Anne Dalke's picture

environmental acting

This essay makes such an interesting pairing with your first one, which focused on your own profound sense of not belonging. Here you explore, in contrast, a deep sense of attachment to place--that of the Appalachian people who oppose mountaintop removal. To counter Morton’s claim that such place-based identification is dangerous, “because it gets in the way of feeling the true connection or ‘porosity,’” problematic because it puts up “barriers” between all that is “intersecting and overlapping,” you offer the testimony of these activists, working to save their mountain home.

What I admire here is your willingness to take on a distinguished critic, from the location of your own experience with environmental justice activism. Your doing so reminds me of Dorceta Taylor’s telling us how important it is to use our own experience to challenge what others tell you-- and then your using your experience to challenge hers!

Key to your critique here, I think, is the query of what difference location makes, in the critique of investment in location: rather than being freeing, you ask, mightn’t “dislocation” actually be “oppressive to those whose identities are already marginalized?” A luxury of those with the power and money to “move”?

In asking these questions, you are bringing to light a central gap between ecocriticism and postcolonialism. As Andrew Wallis explains in a recent essay called "Toward a Global Eco-Consciousness” (ISLE 20.4, Autumn 2013, 837-854),

postcolonialists tend to focus on hybridity displacement, cosmopolitanism, and uncovering history,              while…eco/environmental critics foreground purity, place, nationalism, and transcending human history/time…. Nature and environmental writing is justifiably replete with…the “poignancy of the local”…paeans to a river, a mountain range, or a small town, or writing that attacks...the de-naturing and abstraction of a place and space. Such approaches can…seem insufficient in an ecologically, economically, and culturally interconnected world….present circumstances…seem to be calling for “bigger” narratives and are seen by some as a lynchpin of the ecocritical enterprise…challenging assumptions about border and scale….
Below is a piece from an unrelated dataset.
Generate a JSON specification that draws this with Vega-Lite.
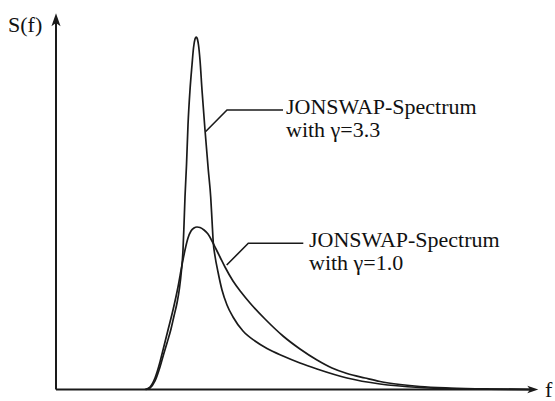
{
  "$schema": "https://vega.github.io/schema/vega-lite/v6.json",
  "width": 555,
  "height": 401,
  "padding": 0,
  "autosize": {"type": "none"},
  "background": "white",
  "config": {"view": {"stroke": null}},
  "datasets": {
    "curves": [
      {"series": "g33", "f": 90, "s": 0},
      {"series": "g33", "f": 94, "s": 1.5},
      {"series": "g33", "f": 99, "s": 8.5},
      {"series": "g33", "f": 104, "s": 22.5},
      {"series": "g33", "f": 108, "s": 36.5},
      {"series": "g33", "f": 111, "s": 46.5},
      {"series": "g33", "f": 115, "s": 60.5},
      {"series": "g33", "f": 118, "s": 73.5},
      {"series": "g33", "f": 121, "s": 86.5},
      {"series": "g33", "f": 123.5, "s": 101.5},
      {"series": "g33", "f": 125.5, "s": 119.5},
      {"series": "g33", "f": 127, "s": 139.5},
      {"series": "g33", "f": 128, "s": 164.5},
      {"series": "g33", "f": 129, "s": 192.5},
      {"series": "g33", "f": 130.5, "s": 224.5},
      {"series": "g33", "f": 132, "s": 264.5},
      {"series": "g33", "f": 134, "s": 299.5},
      {"series": "g33", "f": 136, "s": 324.5},
      {"series": "g33", "f": 137.5, "s": 341.5},
      {"series": "g33", "f": 139, "s": 350.5},
      {"series": "g33", "f": 140, "s": 352.5},
      {"series": "g33", "f": 141, "s": 351.5},
      {"series": "g33", "f": 142.5, "s": 344.5},
      {"series": "g33", "f": 144, "s": 329.5},
      {"series": "g33", "f": 146, "s": 299.5},
      {"series": "g33", "f": 149, "s": 259.5},
      {"series": "g33", "f": 152.3, "s": 219.5},
      {"series": "g33", "f": 154.7, "s": 192.5},
      {"series": "g33", "f": 156, "s": 169.5},
      {"series": "g33", "f": 157.3, "s": 146.5},
      {"series": "g33", "f": 159, "s": 133.5},
      {"series": "g33", "f": 162, "s": 117.5},
      {"series": "g33", "f": 166, "s": 99.5},
      {"series": "g33", "f": 171, "s": 84.5},
      {"series": "g33", "f": 177, "s": 72.5},
      {"series": "g33", "f": 187, "s": 58.5},
      {"series": "g33", "f": 199, "s": 48.5},
      {"series": "g33", "f": 211, "s": 41},
      {"series": "g33", "f": 227, "s": 33.5},
      {"series": "g33", "f": 244, "s": 26.5},
      {"series": "g33", "f": 261, "s": 20.5},
      {"series": "g33", "f": 291, "s": 11.5},
      {"series": "g33", "f": 324, "s": 5.5},
      {"series": "g33", "f": 364, "s": 2},
      {"series": "g33", "f": 414, "s": 0.5},
      {"series": "g33", "f": 474, "s": 0},
      {"series": "g10", "f": 89, "s": 0},
      {"series": "g10", "f": 94, "s": 2.5},
      {"series": "g10", "f": 99, "s": 11.5},
      {"series": "g10", "f": 104, "s": 27.5},
      {"series": "g10", "f": 107, "s": 39.5},
      {"series": "g10", "f": 112, "s": 59.5},
      {"series": "g10", "f": 117, "s": 79.5},
      {"series": "g10", "f": 122, "s": 102.5},
      {"series": "g10", "f": 126, "s": 124.5},
      {"series": "g10", "f": 129, "s": 139.5},
      {"series": "g10", "f": 132, "s": 151.5},
      {"series": "g10", "f": 135, "s": 158.5},
      {"series": "g10", "f": 138, "s": 161.5},
      {"series": "g10", "f": 141, "s": 162.5},
      {"series": "g10", "f": 144, "s": 162},
      {"series": "g10", "f": 148, "s": 159.5},
      {"series": "g10", "f": 152, "s": 155.5},
      {"series": "g10", "f": 156, "s": 148.5},
      {"series": "g10", "f": 160, "s": 140.5},
      {"series": "g10", "f": 164, "s": 132.5},
      {"series": "g10", "f": 169, "s": 122.5},
      {"series": "g10", "f": 177, "s": 108.5},
      {"series": "g10", "f": 185, "s": 97.5},
      {"series": "g10", "f": 194, "s": 86.5},
      {"series": "g10", "f": 209, "s": 70.5},
      {"series": "g10", "f": 227, "s": 53.5},
      {"series": "g10", "f": 244, "s": 40.5},
      {"series": "g10", "f": 261, "s": 29.5},
      {"series": "g10", "f": 276, "s": 21.5},
      {"series": "g10", "f": 291, "s": 16},
      {"series": "g10", "f": 309, "s": 11.5},
      {"series": "g10", "f": 324, "s": 8},
      {"series": "g10", "f": 344, "s": 5},
      {"series": "g10", "f": 364, "s": 3},
      {"series": "g10", "f": 394, "s": 1.5},
      {"series": "g10", "f": 434, "s": 0.5},
      {"series": "g10", "f": 474, "s": 0}
    ],
    "leaders": [
      {"id": "a", "k": 1, "f": 149.7, "s": 258},
      {"id": "a", "k": 2, "f": 171, "s": 279.5},
      {"id": "a", "k": 3, "f": 227, "s": 279.5},
      {"id": "b", "k": 1, "f": 170.7, "s": 124.5},
      {"id": "b", "k": 2, "f": 192.3, "s": 146.2},
      {"id": "b", "k": 3, "f": 247.3, "s": 146.2}
    ],
    "axes": [
      {"f": 0, "s": 0, "f2": 478, "s2": 0},
      {"f": 0, "s": 0, "f2": 0, "s2": 372}
    ],
    "labels": [
      {"f": 230, "s": 275.5, "t": "JONSWAP-Spectrum"},
      {"f": 230, "s": 252.8, "t": "with γ=3.3"},
      {"f": 253, "s": 142.5, "t": "JONSWAP-Spectrum"},
      {"f": 253, "s": 119.8, "t": "with γ=1.0"},
      {"f": -48, "s": 357.5, "t": "S(f)"},
      {"f": 489, "s": -7.5, "t": "f"}
    ]
  },
  "layer": [
    {
      "data": {"name": "axes"},
      "mark": {"type": "rule", "color": "#1a1a1a", "strokeWidth": 2},
      "encoding": {
        "x": {"field": "f", "type": "quantitative", "scale": {"domain": [-56, 499], "zero": false, "nice": false}, "axis": null},
        "y": {"field": "s", "type": "quantitative", "scale": {"domain": [-11.5, 389.5], "zero": false, "nice": false}, "axis": null},
        "x2": {"field": "f2"},
        "y2": {"field": "s2"}
      }
    },
    {
      "data": {"values": [{"f": 0, "s": 369.8}]},
      "mark": {"type": "point", "shape": "M0,-1L0.7,1L0,0.5L-0.7,1Z", "size": 169, "filled": true, "color": "#1a1a1a", "opacity": 1, "strokeWidth": 0},
      "encoding": {
        "x": {"field": "f", "type": "quantitative", "scale": {"domain": [-56, 499], "zero": false, "nice": false}, "axis": null},
        "y": {"field": "s", "type": "quantitative", "scale": {"domain": [-11.5, 389.5], "zero": false, "nice": false}, "axis": null}
      }
    },
    {
      "data": {"values": [{"f": 476.8, "s": 0}]},
      "mark": {"type": "point", "shape": "M1,0L-1,0.7L-0.5,0L-1,-0.7Z", "size": 121, "filled": true, "color": "#1a1a1a", "opacity": 1, "strokeWidth": 0},
      "encoding": {
        "x": {"field": "f", "type": "quantitative", "scale": {"domain": [-56, 499], "zero": false, "nice": false}, "axis": null},
        "y": {"field": "s", "type": "quantitative", "scale": {"domain": [-11.5, 389.5], "zero": false, "nice": false}, "axis": null}
      }
    },
    {
      "data": {"name": "curves"},
      "mark": {"type": "line", "interpolate": "monotone", "color": "#1a1a1a", "strokeWidth": 1.7},
      "encoding": {
        "x": {"field": "f", "type": "quantitative", "scale": {"domain": [-56, 499], "zero": false, "nice": false}, "axis": null},
        "y": {"field": "s", "type": "quantitative", "scale": {"domain": [-11.5, 389.5], "zero": false, "nice": false}, "axis": null},
        "detail": {"field": "series", "type": "nominal"}
      }
    },
    {
      "data": {"name": "leaders"},
      "mark": {"type": "line", "interpolate": "linear", "color": "#1a1a1a", "strokeWidth": 1.6},
      "encoding": {
        "x": {"field": "f", "type": "quantitative", "scale": {"domain": [-56, 499], "zero": false, "nice": false}, "axis": null},
        "y": {"field": "s", "type": "quantitative", "scale": {"domain": [-11.5, 389.5], "zero": false, "nice": false}, "axis": null},
        "detail": {"field": "id", "type": "nominal"},
        "order": {"field": "k", "type": "quantitative"}
      }
    },
    {
      "data": {"name": "labels"},
      "mark": {"type": "text", "align": "left", "baseline": "alphabetic", "font": "Liberation Serif", "fontSize": 22, "color": "#111111"},
      "encoding": {
        "x": {"field": "f", "type": "quantitative", "scale": {"domain": [-56, 499], "zero": false, "nice": false}, "axis": null},
        "y": {"field": "s", "type": "quantitative", "scale": {"domain": [-11.5, 389.5], "zero": false, "nice": false}, "axis": null},
        "text": {"field": "t", "type": "nominal"}
      }
    }
  ]
}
Wallis ends his essay by recasting “’placeness’ within a global consciousness,” calling for a “local-global dialectic” that understands space “as a heuristic concept that shapes and is shaped by an imagination informed by geography, cartography, financial networks, shipping lands, free-trade zones, and dumping grounds.” He uses Ozeki’s novels as examples of fiction that “ties the regional to the global while providing a critique bound up within the class implications of a ‘cosmopolitan’ intellectual ‘elite.’”

I think you are doing the same thing here. The Appalachian activists you describe are not just “ecological thinkers,” as you claim, but environmental actors, working ecologically with an awareness of the larger energy-and-environmental dynamics at play in the very located work they are doing.